Stored data ->

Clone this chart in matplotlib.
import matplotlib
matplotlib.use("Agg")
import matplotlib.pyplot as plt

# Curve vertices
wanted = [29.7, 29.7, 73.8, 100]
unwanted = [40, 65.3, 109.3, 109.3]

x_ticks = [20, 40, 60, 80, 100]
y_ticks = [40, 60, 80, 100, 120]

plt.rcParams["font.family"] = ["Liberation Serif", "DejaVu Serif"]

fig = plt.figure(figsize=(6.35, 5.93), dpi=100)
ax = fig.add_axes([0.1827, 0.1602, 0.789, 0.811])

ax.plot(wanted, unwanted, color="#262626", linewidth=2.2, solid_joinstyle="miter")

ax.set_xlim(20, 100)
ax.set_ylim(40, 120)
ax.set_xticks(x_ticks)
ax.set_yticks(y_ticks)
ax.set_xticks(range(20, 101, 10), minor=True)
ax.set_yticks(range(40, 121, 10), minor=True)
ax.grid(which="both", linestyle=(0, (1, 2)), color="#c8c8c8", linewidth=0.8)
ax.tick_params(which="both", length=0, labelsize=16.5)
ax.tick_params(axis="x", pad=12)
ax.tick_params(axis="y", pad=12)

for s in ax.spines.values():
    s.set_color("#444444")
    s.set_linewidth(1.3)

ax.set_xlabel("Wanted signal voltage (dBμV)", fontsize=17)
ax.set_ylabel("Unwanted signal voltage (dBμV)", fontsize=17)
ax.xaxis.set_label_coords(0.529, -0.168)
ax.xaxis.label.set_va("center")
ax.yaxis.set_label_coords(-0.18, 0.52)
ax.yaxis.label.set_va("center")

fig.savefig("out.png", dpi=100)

Goal of the exercise ->
Using the data above, reproduce every line exactly.

Output of the exercise ->
Clone this chart in matplotlib.
import matplotlib
matplotlib.use("Agg")
import matplotlib.pyplot as plt

# Curve vertices
wanted = [29.7, 29.7, 73.8, 100]
unwanted = [40, 65.3, 109.3, 109.3]

x_ticks = [20, 40, 60, 80, 100]
y_ticks = [40, 60, 80, 100, 120]

plt.rcParams["font.family"] = ["Liberation Serif", "DejaVu Serif"]

fig = plt.figure(figsize=(6.35, 5.93), dpi=100)
ax = fig.add_axes([0.1827, 0.1602, 0.789, 0.811])

ax.plot(wanted, unwanted, color="#262626", linewidth=2.2, solid_joinstyle="miter")

ax.set_xlim(20, 100)
ax.set_ylim(40, 120)
ax.set_xticks(x_ticks)
ax.set_yticks(y_ticks)
ax.set_xticks(range(20, 101, 10), minor=True)
ax.set_yticks(range(40, 121, 10), minor=True)
ax.grid(which="both", linestyle=(0, (1, 2)), color="#c8c8c8", linewidth=0.8)
ax.tick_params(which="both", length=0, labelsize=16.5)
ax.tick_params(axis="x", pad=12)
ax.tick_params(axis="y", pad=12)

for s in ax.spines.values():
    s.set_color("#444444")
    s.set_linewidth(1.3)

ax.set_xlabel("Wanted signal voltage (dBμV)", fontsize=17)
ax.set_ylabel("Unwanted signal voltage (dBμV)", fontsize=17)
ax.xaxis.set_label_coords(0.529, -0.168)
ax.xaxis.label.set_va("center")
ax.yaxis.set_label_coords(-0.18, 0.52)
ax.yaxis.label.set_va("center")

fig.savefig("out.png", dpi=100)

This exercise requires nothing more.